Off Beat: Looking for a fort in lost and found

Story raises issue: How do you lose one twice?

By Tom Vogt, Columbian Science, Military & History Reporter
Published: May 7, 2018, 6:00am

How do you lose a fort?

That’s a question we asked a few years ago, and now we have a new version.

How do you lose it twice?

The update is the basis for an archaeology project we wrote about Wednesday in our Neighbors section. Amy Clearman hopes to find some sign of the original Fort Vancouver, which was established in 1825 on a bluff overlooking the Columbia River.

The fort was moved in 1829 to the present site of the replica Fort Vancouver, which is part of the National Park Service system.

It’s possible that the site of the 1825 fort vanished because maybe the Hudson’s Bay Company literally moved the whole thing — lock, stockade and barrel.

“A neighborhood resident says that material from the first fort was used to build the 1829 fort,” she said.

While she doesn’t know the source for the resident’s information, “That makes sense,” Clearman said.

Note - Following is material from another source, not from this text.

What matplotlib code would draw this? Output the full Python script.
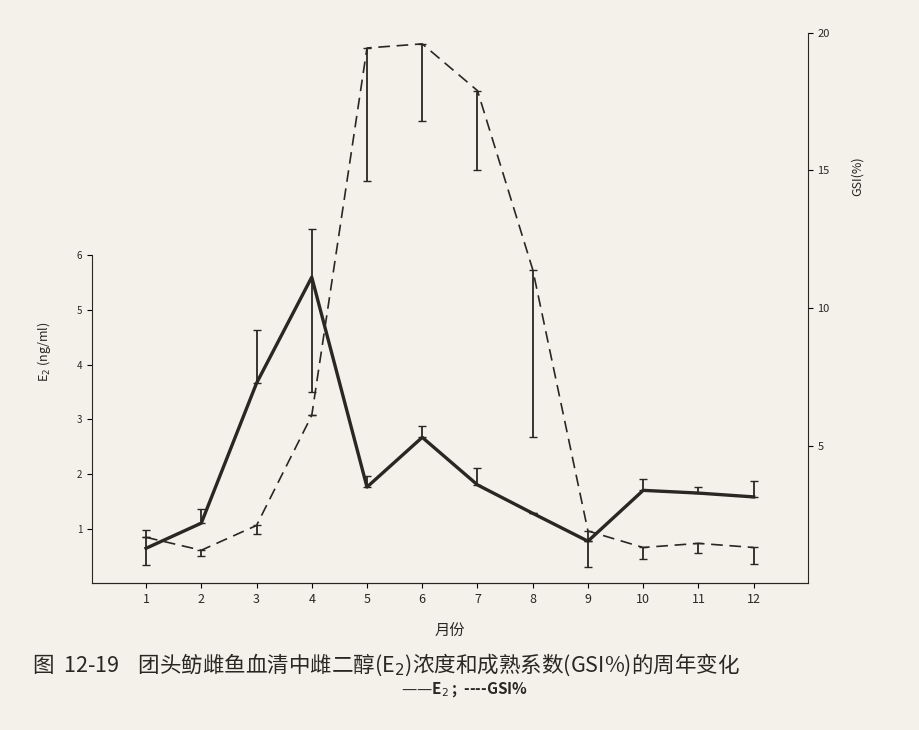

If men had to cut, trim up and transport logs for a whole new fort, “That’s a lot of work to do by hand.”

A century later, people in the community couldn’t quite remember where that relocated fort was, either.

“There were a few factors that led to the disappearance of the fort,” said Doug Wilson, National Park Service archaeologist. “For one, it appears that the Army may have burned it.

“The flood of 1894 put an inch or two of silt on top of it; part of it was used as a grass air strip for the Army Air Corps at Pearson Field.

“Most importantly, during World War I, the Army placed about 1 1/2 feet of fill over much of it for the world’s largest spruce mill.”

In a 1946 Columbian story, a state historical society official said a reconstructed Fort Vancouver would be the No. 1 historical attraction in the West. But first, they had to find its location. And that’s what Louis Caywood did, starting in 1947.

“While there were considerable changes to the landscape over time, it was a testament to Caywood’s skill as an archaeologist that he was able to relocate the fort definitively within about three days. He was able to determine that the remains were largely intact and could contribute valuable scientific and historical data for posterity,” Wilson said in an email message.

“He was able to substantiate the abundant documentary records that suggested that Fort Vancouver was of such historical and archaeological significance that it should be preserved for future generations as a National Park site.”

Off Beat lets members of The Columbian news team step back from our newspaper beats to write the story behind the story, fill in the story or just tell a story.